WASHINGTON (Reuters) - Libya’s foreign minister declared an end to confrontation with the United States on Thursday in a rare visit to Washington by a top Libyan diplomat aimed at cementing ties between the former foes.
Mohammed Abdel-Rahman Shalgam -- the first Libyan foreign minister to set foot in the U.S. State Department since 1972 -- held talks with Secretary of State Condoleezza Rice in a visit shadowed by concerns about human rights and unfinished legal issues stemming from the 1988 Lockerbie bombing.
“We don’t speak anymore about war or confrontation or terrorism. No, the contrary: wealth of the people, cooperation, investments, peace and stability,” he said after signing agreements on educational and technical exchanges.
State Department spokesman Sean McCormack said Rice raised the settlement of past cases, human rights and geopolitical issues in one-hour talks with Shalgam.
“Secretary Rice urged Libya to move forward in resolving outstanding claims by families of terror victims against the Libyan government and raised human rights as an important agenda item for our bilateral relationship,” he said.
U.S.-Libyan ties have warmed since Libya abandoned support for terrorism and gave up weapons of mass destruction in 2003 in a move that Washington has urged North Korea and other states with nuclear weapons ambitions to follow.
But relations have been held back by the absence of any final settlements resolving the 1988 Pan Am flight 103 bombing over Lockerbie, Scotland, as well as the 1986 bombing of a German disco. Americans were killed in both attacks.
Libya was implicated in the incidents and it had agreed to pay the families of Lockerbie victims $10 million per victim, but has not made the final payment. It also has not paid compensation for U.S. victims of the La Belle disco bombing in the former West Berlin.
Sen. Robert Menendez, a Democrat from New Jersey, criticized the Bush administration for “wining and dining the Libyan foreign minister” before the Lockerbie case was fully settled.
“Those family members still have not gotten closure on that tragic episode, and a big part of the problem is the Libyan government’s continued unwillingness to take responsibility,” he said in a statement before Rice met with the Libyan.
Kara Weipz, who lost a brother at Lockerbie and is president of a group for the victims’ families, voiced frustration that Rice had met Shalgam. She noted that Rice was the only U.S. secretary of state since 1988 who has not met with bereaved families.
“If we are going to have these bilateral relations, this is a cornerstone,” she said by telephone from New Jersey.
Human rights groups had urged Rice to raise the case of political prisoners, torture and other documented abuses in Libya.
“We welcome improved relations between Libya and the U.S., but not at the expense of political prisoners, torture victims, and other Libyans who suffer abuse,” said Sarah Leah Whitson, Human Rights Watch’s Middle East and North Africa director.

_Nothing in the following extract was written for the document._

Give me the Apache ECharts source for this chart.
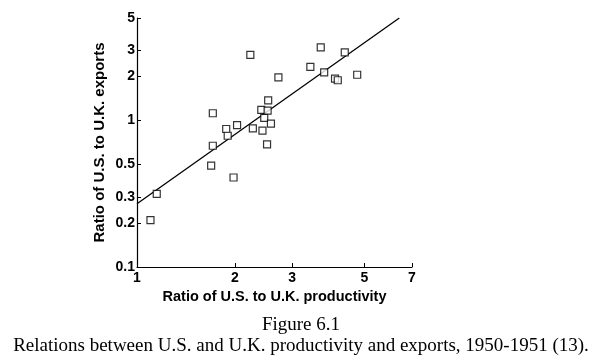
<!DOCTYPE html>
<html><head><meta charset="utf-8">
<script src="https://cdn.jsdelivr.net/npm/echarts@6/dist/echarts.min.js"></script>
<style>html,body{margin:0;padding:0;background:#fff}#c{width:603px;height:364px}</style>
</head><body><div id="c"></div>
<script>
// Productivity ratio (x) and export ratio (y)
const productivity = [1.10, 1.15, 1.69, 1.71, 1.71, 1.88, 1.90, 1.98, 2.03, 2.23, 2.27, 2.41, 2.43, 2.46, 2.51, 2.52, 2.53, 2.58, 2.72, 3.41, 3.67, 3.76, 4.06, 4.14, 4.35, 4.75];
const exportsRatio = [0.209, 0.315, 0.491, 0.672, 1.12, 0.874, 0.786, 0.408, 0.93, 2.80, 0.882, 1.18, 0.851, 1.04, 0.686, 1.165, 1.37, 0.95, 1.97, 2.32, 3.15, 2.13, 1.93, 1.88, 2.91, 2.05];
// Fitted line endpoints
const fitX = [1, 6.4];
const fitY = [0.27, 5.0];
const xTicks = [1, 2, 3, 5, 7];
const yTicks = [0.1, 0.2, 0.3, 0.5, 1, 2, 3, 5];
const captionLines = ['Figure 6.1', 'Relations between U.S. and U.K. productivity and exports, 1950-1951 (13).'];

const chart = echarts.init(document.getElementById('c'));
const bold = {fontFamily: 'Liberation Sans, Arial, sans-serif', fontWeight: 'bold', color: '#000'};
const serif = 'Liberation Serif, Times New Roman, serif';
chart.setOption({
  animation: false,
  backgroundColor: '#fff',
  grid: {left: 137, right: 191, top: 18, bottom: 97},
  graphic: captionLines.map((t, i) => ({
    type: 'text', x: 301, y: 325 + i * 21,
    style: {text: t, fontFamily: serif, fontSize: 19, fill: '#000', align: 'center', verticalAlign: 'middle'}
  })),
  xAxis: {
    type: 'log', logBase: 10, min: 1, max: 7,
    name: 'Ratio of U.S. to U.K. productivity', nameLocation: 'middle', nameGap: 19,
    nameTextStyle: Object.assign({fontSize: 14.5}, bold),
    axisLine: {show: true, lineStyle: {color: '#000', width: 1.2}},
    axisTick: {show: true, inside: true, length: 4, customValues: xTicks, lineStyle: {color: '#000'}},
    axisLabel: Object.assign({fontSize: 14, margin: 4, customValues: xTicks, formatter: v => String(v)}, bold),
    splitLine: {show: false}
  },
  yAxis: {
    type: 'log', logBase: 10, min: 0.1, max: 5,
    name: 'Ratio of U.S. to U.K. exports', nameLocation: 'middle', nameGap: 30, nameRotate: 90,
    nameTextStyle: Object.assign({fontSize: 15}, bold),
    axisLine: {show: true, lineStyle: {color: '#000', width: 1.2}},
    axisTick: {show: true, inside: true, length: 4, customValues: yTicks, lineStyle: {color: '#000'}},
    axisLabel: Object.assign({fontSize: 14, margin: 2, customValues: yTicks, formatter: v => String(v)}, bold),
    splitLine: {show: false}
  },
  series: [
    {
      type: 'line', data: fitX.map((x, i) => [x, fitY[i]]), symbol: 'none',
      lineStyle: {color: '#000', width: 1.3}, z: 1
    },
    {
      type: 'scatter', data: productivity.map((x, i) => [x, exportsRatio[i]]),
      symbol: 'rect', symbolSize: 7,
      itemStyle: {color: '#fff', borderColor: '#000', borderWidth: 1.2}, z: 2
    }
  ]
});
</script></body></html>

McCormack said Assistant Secretary for Near Eastern Affairs David Welch raised the case of political prisoner Fathi al-Jahmi in a separate meeting with Shalgam.
The democracy activist has been detained since March 2004, when he criticized Libyan leader Muammar Gaddafi in interviews with the international media.
Rice restated on Thursday her intent to visit Libya “at the appropriate time,” McCormack said.
Physicians for Human Rights said Rice should not visit Tripoli until it addresses rights problems. The group’s deputy director, Susannah Sirkin, said it was unwise to open technical cooperation with Libya until it stops “the gross abuse and misuse of science” displayed in the Bulgarian nurse case.
In July, Libya ended a diplomatic standoff by freeing five Bulgarian nurses and a Palestinian doctor held since 1999 on charges, which Western countries ridiculed, that they infected Libyan children with HIV, the virus that causes AIDS.
Rice told Shalgam bilateral ties had “changed significantly for the better since 2003 because of good faith actions by both sides,” McCormack said.
Washington wants to work with Libya, a member of the U.N. Security Council for 2008-09, on issues such as Kosovo, Iran, and Sudan, she told Shalgam.